Norwegian linguist (1921–1985)

Magne Oftedal (10 March 1921 – 26 May 1985) was a Norwegian linguist who carried out a large amount of comparative research on Scottish Gaelic dialects, the Celtic languages and Spanish.

He was born in Sandnes in the county of Rogaland in 1921 and began studying for a degree in philology at the University of Oslo, but his studies were interrupted by the Second World War and he only managed to complete his degree in 1947. During his time at the University of Oslo, he studied the Gaelic of Lewis between 1949 and 1954, publishing his first important paper, The village names of Lewis in the Outer Hebrides, in 1954. He was subsequently awarded a doctorate for his research into the Gaelic dialect of Leurbost, published as The Gaelic of Leurbost in 1956.

Throughout his career his main focus remained the phonology and place-names of Gaelic, Welsh and Norwegian.
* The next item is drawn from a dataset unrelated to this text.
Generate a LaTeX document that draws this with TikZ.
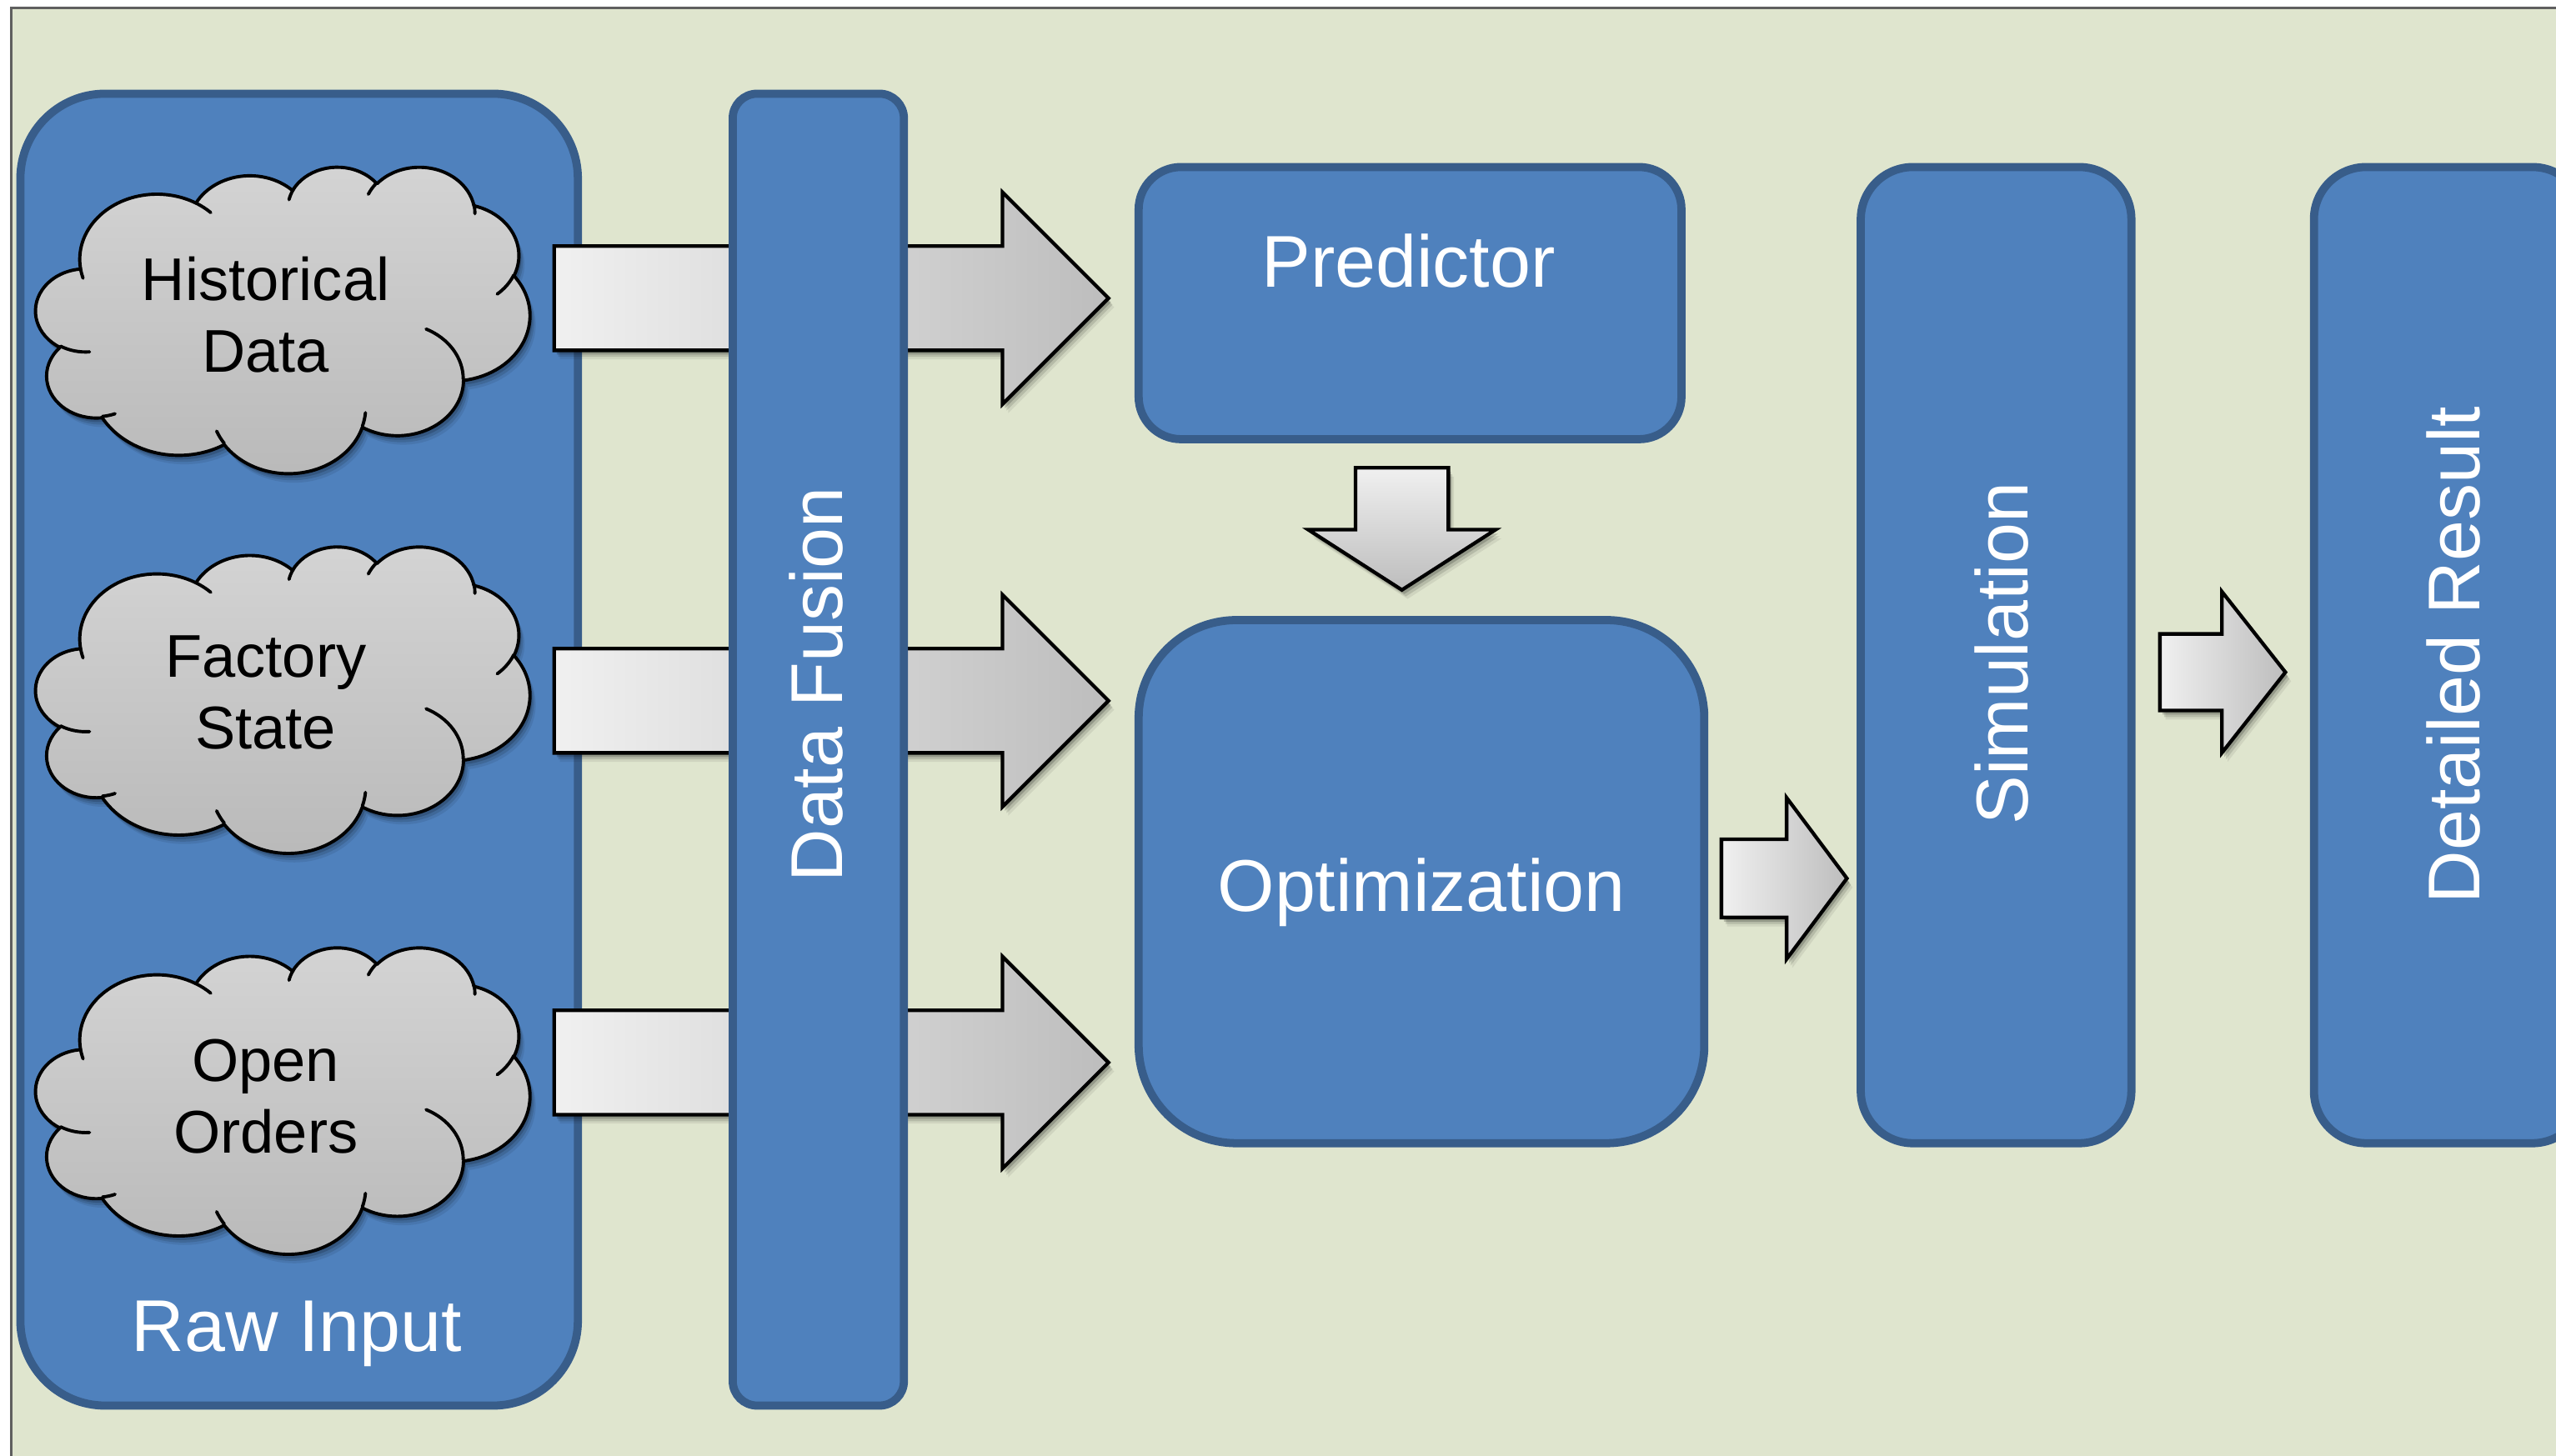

He became a professor at the University of Oslo after Carl Marstrander and remained there for some 30 years. He was also an editor of the publication Lochlann – A Review of Celtic Studies between 1969 and 1974, and a member and chair of numerous bodies such as the Norwegian Academy of Science and Letters (from 1958) and the Norsk Forening for Språkvitenskap. He died in 1985 in Oslo.